What otherwise is the point of spending €80 million on a modern facility capable of catering for 30,000 people if on most days crowds can continue to be counted in hundreds?

The reassuring comfort blanket about no one going to the Curragh because it was a bit of a kip doesn’t apply anymore. It is now an impressive, contemporary arena that can justifiably be shown off.

But for it to be perceived as being more than an elitist whim it must mean more to the rest of us than something to stare at as we whizz past on the M7. In particular it has to mean more to what really ought to be a captive local audience.

Just 10 miles away, the Punchestown Festival wound up on Saturday with more than 37,000 people attending its Family Day fixture.
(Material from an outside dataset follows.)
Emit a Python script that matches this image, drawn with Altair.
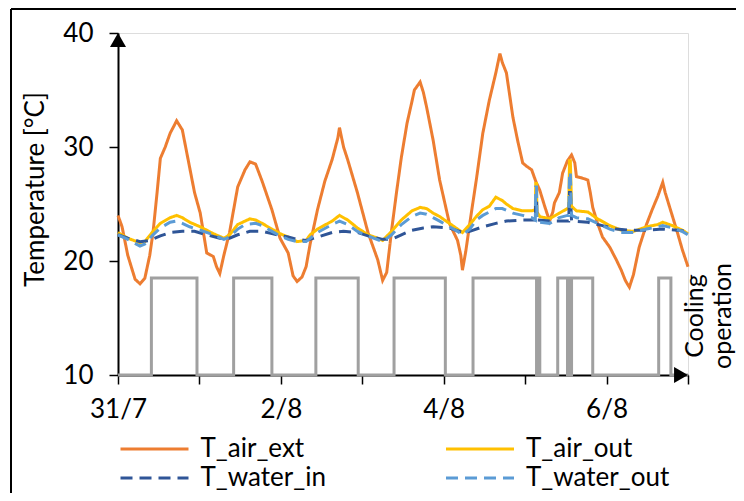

This is a date that has ballooned over the last decade on the back of concentrated promotion at local level.

Financially, such figures are a cherry on top of TV revenue. But live crowds remain a crucial gauge of any sport’s popular appeal and encouraging attendance is a vital investment in future sentiment.

Today, and into the future, the Curragh will look the same on screen as it always has. However, a substantial investment has been made to create something for people to actually pay into and experience.

If they’re not encouraged to do so, or feel they’re being treated as optional extras if they do, good only for applauding the great and the better, then such spending may come to be regarded as little more than hollow self-indulgence.